ICE-MARGINAL CHANNELS AND THE EVOLUTION OF GLACIAL LAKE MEMPHREMAGOG ALONG VERMONT’S NORTHERN BORDER


WRIGHT, Stephen, Department of Geography & Geoscience, University of Vermont, Burlington, VT 05405

The modern day Lake Memphremagog is a large lake straddling the Vermont/Québec border east of the Green Mountains. For over 100 years geologists have recognized that the broader lake basin was once occupied by a much larger glacial lake, Glacial Lake Memphremagog, (Hitchcock, 1906). Recent detailed mapping in areas surrounding the modern lake combined with analysis of landforms visible in LiDAR hill-shade imagery allow a detailed interpretation of processes occurring as this lake evolved during ice sheet retreat.

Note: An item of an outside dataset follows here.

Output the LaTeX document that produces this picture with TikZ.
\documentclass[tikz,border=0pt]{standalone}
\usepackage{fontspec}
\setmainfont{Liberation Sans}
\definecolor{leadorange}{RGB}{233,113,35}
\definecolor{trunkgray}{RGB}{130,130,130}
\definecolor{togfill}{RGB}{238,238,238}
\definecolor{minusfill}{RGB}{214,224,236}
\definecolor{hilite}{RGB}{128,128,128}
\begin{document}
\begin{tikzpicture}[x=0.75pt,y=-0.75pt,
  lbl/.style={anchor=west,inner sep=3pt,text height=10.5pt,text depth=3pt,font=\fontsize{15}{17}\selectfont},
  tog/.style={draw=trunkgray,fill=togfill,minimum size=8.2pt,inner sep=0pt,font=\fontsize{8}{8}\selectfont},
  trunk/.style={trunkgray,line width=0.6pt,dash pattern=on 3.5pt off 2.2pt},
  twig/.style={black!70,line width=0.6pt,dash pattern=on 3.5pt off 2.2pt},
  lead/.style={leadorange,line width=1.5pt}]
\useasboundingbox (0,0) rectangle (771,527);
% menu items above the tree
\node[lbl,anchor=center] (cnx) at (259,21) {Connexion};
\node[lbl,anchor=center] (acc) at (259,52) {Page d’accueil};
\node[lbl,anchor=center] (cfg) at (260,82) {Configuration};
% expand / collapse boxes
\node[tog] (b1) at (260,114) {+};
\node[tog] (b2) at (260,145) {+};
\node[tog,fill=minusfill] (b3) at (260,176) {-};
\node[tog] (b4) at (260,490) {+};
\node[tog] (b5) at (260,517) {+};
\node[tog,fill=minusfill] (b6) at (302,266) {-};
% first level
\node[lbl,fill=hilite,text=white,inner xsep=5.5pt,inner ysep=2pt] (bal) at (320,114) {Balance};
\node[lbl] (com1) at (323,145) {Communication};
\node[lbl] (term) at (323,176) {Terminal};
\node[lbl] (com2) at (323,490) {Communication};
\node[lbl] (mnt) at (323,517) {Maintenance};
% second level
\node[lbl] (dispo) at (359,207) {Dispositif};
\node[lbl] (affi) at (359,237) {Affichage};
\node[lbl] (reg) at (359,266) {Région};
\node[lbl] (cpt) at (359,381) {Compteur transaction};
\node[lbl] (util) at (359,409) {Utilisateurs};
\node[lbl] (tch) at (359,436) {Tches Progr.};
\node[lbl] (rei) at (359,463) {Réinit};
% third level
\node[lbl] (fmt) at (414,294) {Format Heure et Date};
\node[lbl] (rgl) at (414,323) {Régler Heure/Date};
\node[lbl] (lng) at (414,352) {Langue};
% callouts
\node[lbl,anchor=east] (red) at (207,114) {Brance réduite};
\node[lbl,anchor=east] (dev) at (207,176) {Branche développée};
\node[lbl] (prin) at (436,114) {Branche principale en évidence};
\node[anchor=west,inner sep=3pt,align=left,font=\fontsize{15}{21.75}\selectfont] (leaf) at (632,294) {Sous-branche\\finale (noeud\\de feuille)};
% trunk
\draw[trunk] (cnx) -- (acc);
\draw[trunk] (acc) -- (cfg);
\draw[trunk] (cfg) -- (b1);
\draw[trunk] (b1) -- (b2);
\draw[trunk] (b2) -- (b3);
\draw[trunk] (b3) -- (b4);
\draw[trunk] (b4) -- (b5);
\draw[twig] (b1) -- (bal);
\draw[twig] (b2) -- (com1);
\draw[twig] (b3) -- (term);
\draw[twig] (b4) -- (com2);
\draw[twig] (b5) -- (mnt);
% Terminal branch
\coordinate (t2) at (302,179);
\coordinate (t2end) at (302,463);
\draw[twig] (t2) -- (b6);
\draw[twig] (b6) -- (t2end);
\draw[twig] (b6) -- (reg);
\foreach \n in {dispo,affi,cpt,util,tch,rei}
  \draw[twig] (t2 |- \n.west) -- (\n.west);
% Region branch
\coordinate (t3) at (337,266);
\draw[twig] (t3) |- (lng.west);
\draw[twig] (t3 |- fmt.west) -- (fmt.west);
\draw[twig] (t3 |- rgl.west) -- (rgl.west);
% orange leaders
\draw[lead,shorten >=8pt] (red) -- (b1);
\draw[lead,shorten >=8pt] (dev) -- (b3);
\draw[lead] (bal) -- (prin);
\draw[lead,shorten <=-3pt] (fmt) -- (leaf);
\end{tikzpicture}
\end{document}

As the ice sheet east of the Green Mountains retreated generally north across the area, several adjacent north- and northwest-draining river valleys east of the Green Mountains were dammed forming subparallel lakes at elevations determined by their respective drainage divides. In order of decreasing elevation these lakes occupied the Upper Missisquoi, Barton, Clyde, and Black River valleys. Partial drainage of high-level lakes into adjacent lower elevation lakes is recorded by nested, large-scale abandoned channels extending between adjacent lake basins. Similar flights of abandoned channels occur on north-facing slopes between most adjacent lake basins indicating that ice-marginal channels focused most water flow during these drainage events. The elevation drop between adjacent channels ranges between 3 and 16 m and may reflect the yearly thinning rate of the ice sheet. One favorably oriented subglacial tunnel (esker) situated between two of the lake basins may have also been instrumental in routing water from the higher to the lower glacial lake. Glacial Lake Memphremagog formed when all the smaller lakes merged utilizing the lowest drainage divide in the Black River valley, currently occupied by Lake Eligo. Projections of the lake surface utilizing an isostatic tilt of 1.2 m/km to 330 closely fit geologic estimates of lake level across the lake basin based on known deltas and the mapped extent of glaciolacustrine deposits. During this time the Clyde River delta grew completely across the lake. When further northward retreat of the ice sheet into Québec eventually uncovered the Lac Nick outlet, lake level north of the delta rapidly fell ~85 m. Water ponded south of the delta eroded a channel through the delta, what is now the narrow neck separating the South Bay of Lake Memphremagog from the main lake.